Yup, looks like an oversight.
 
> 9. debian/copyright:
>     + incomplete, `grep -ir copyright .' shows more
>       * for inc/* you can use
>         https://perl-team.pages.debian.net/copyright.html#Module%3A%3AInstall
>     + years are different from the ones in README.md
> 
> Okay I added Module::Install license section in d/copyright.

Ok, cool. Not sure any of the other hits of "copyright" are relevant,
let's hope not :)

> 10. why is the init script removed? is this really necessary?
>     if yes, this needs a big fat warning in debian/NEWS
> 
> init support has been deprecated upstream and systemd support is now mandatory.
> I create a debian/NEWS so to explain the purpose. I need also to tell about
> other big changes there after all. Thank you for the suggestion.
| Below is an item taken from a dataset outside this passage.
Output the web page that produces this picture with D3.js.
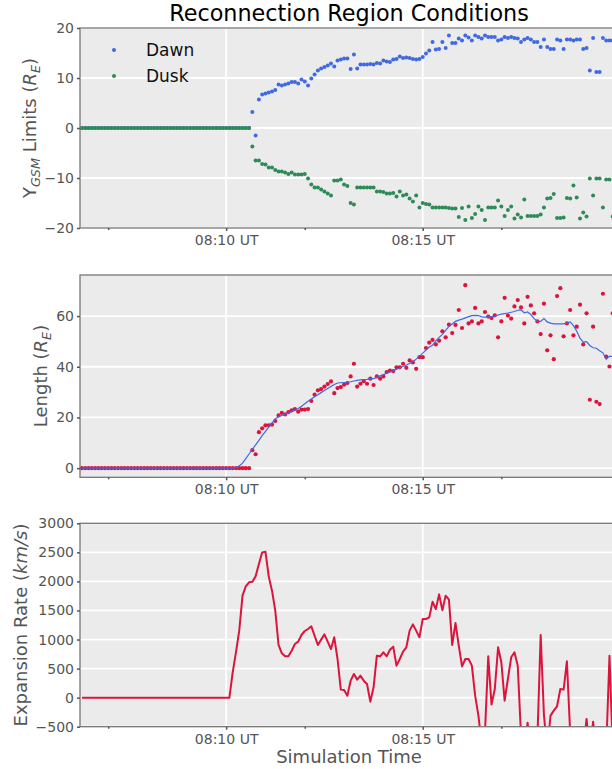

It's sad to see sysv init support go but if is like this then "oh
well".
 
>     I'm pretty sure the package doesn't build reproducibly because debian/fix-install.sh
>      embeds the output of `uname -r' and `uname -n' which is a Bad Idea™
> 
> Yes, I agree. My goal was to make it works, but surely not make it
> works cleanly. I'll pass some time on that to make it better. I
> even think I may have to enhance the Makefile.PL directly so every
> can benefit from the changes I need to do for debian.

> To avoid mis-understandings in issue reporting with people from
> different platforms, we really need to set on which platform was
> packaged the software.

Ok, I see the point.

> Do you know what should I do to replace theses uname commands ? Is
> there any environment variables set by build environment I can
> simply use ?

Hm, not sure, maybe someone else has ideas what to use in this case?
I guess the question is which information do you really need, and is
this information consistent across different debian builds.

dpkg-dev has some makefile snippets that can be included in
debian/rules which provide variables that can be used:
Maybe $(DEB_VENDOR) from /usr/share/dpkg/vendor.mk is enough?